I have recently noticed that when my puppy sleeps a clicking noise comes from his mouth and I can see it moving. Like he is doing something with his tongue. Does anyone else's malt do this? I was just wondering what he is doing. Also he whines an awful lot. Not in his sleep but in general. It seems like every time he is picked up he whines. Is that much whining normal or is something wrong like he is hurting? Why is he doing it so much. Any help would be appreciated...thanks...I hope Im not nagging you guys I have just never had a puppy and dont know what is normal and what isnt. Thanks again!


----------



## Suz & the Fluffs

Hmmm that sounds different. I've never heard that one. Bella maked a sound that is like a yipping sound. Its weird it kinda sounds like a faucet dripping.


----------



## Gemma

looks like we have a Sparkey double







yup, he does the clicking and whining a lot. when he is not whining he is clicking


----------



## jenna0221

Im glad its normal! It is weird how they do that little clicking noise I cant even make a noise that comes close to it. It sounds like if you have ever saw a blind person using echolocation the noise they make with their mouth to find out where objects are. weird....


----------



## carrie

both my dogs AND my husband make that noise... it's like they are dreaming about eating...


----------



## Andrea&Luci

> both my dogs AND my husband make that noise... it's like they are dreaming about eating...
> 
> 
> 
> 
> 
> 
> 
> [/B]


ROFL!!!!!!!!!!!!!!!!!!!!!!!!!!!!!!!!!!!!!!!!!!!!!!!!!!!!!!!!!!!!!!!!!!!!!!!!!!!!!!


----------



## Eddie's Mama

Eddie makes a lot of different noises in his sleep. He growls, and does this little high pitch bark thing. I actually think its pretty cute


----------



## Harley & Dakotas Mum

> Hmmm that sounds different. I've never heard that one. Bella maked a sound that is like a yipping sound. Its weird it kinda sounds like a faucet dripping.
> 
> 
> 
> 
> 
> 
> 
> [/B]


I didn't know how to describe it, but you hit the nail right on the head Susan!

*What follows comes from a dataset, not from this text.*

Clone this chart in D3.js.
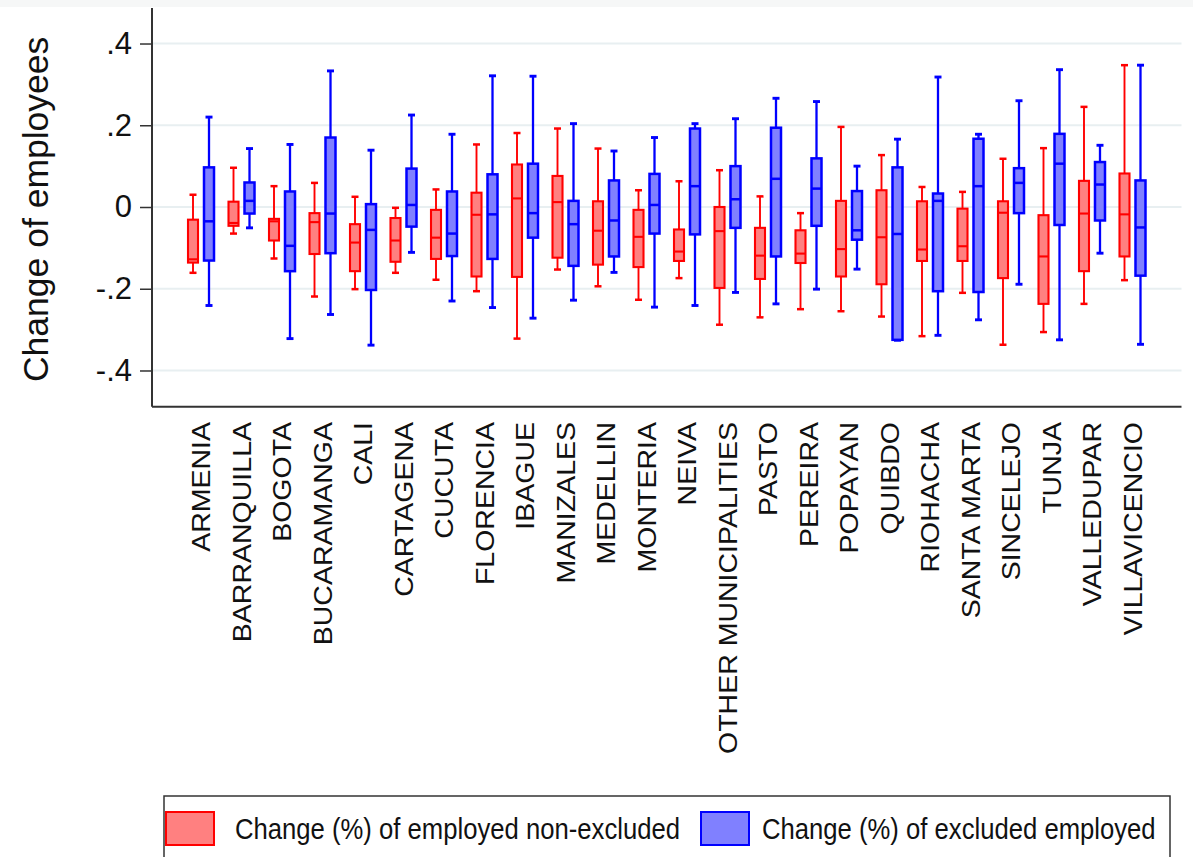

My 2 both sound like a dripping faucet sometimes ... Dakota does it more, and hers sometimes sound like a great big thick water bubble bursting!


----------



## MalteseJane

I never paid attention but today when he was sleeping on my lap he did that clicking noise too.


----------



## Scoobydoo

Scooby's tummy squishes and pops a lot when he sleeps, I think it's the bicarb he has to take, apart from that both boys are quiet sleepers, more than I can say for their daddy


----------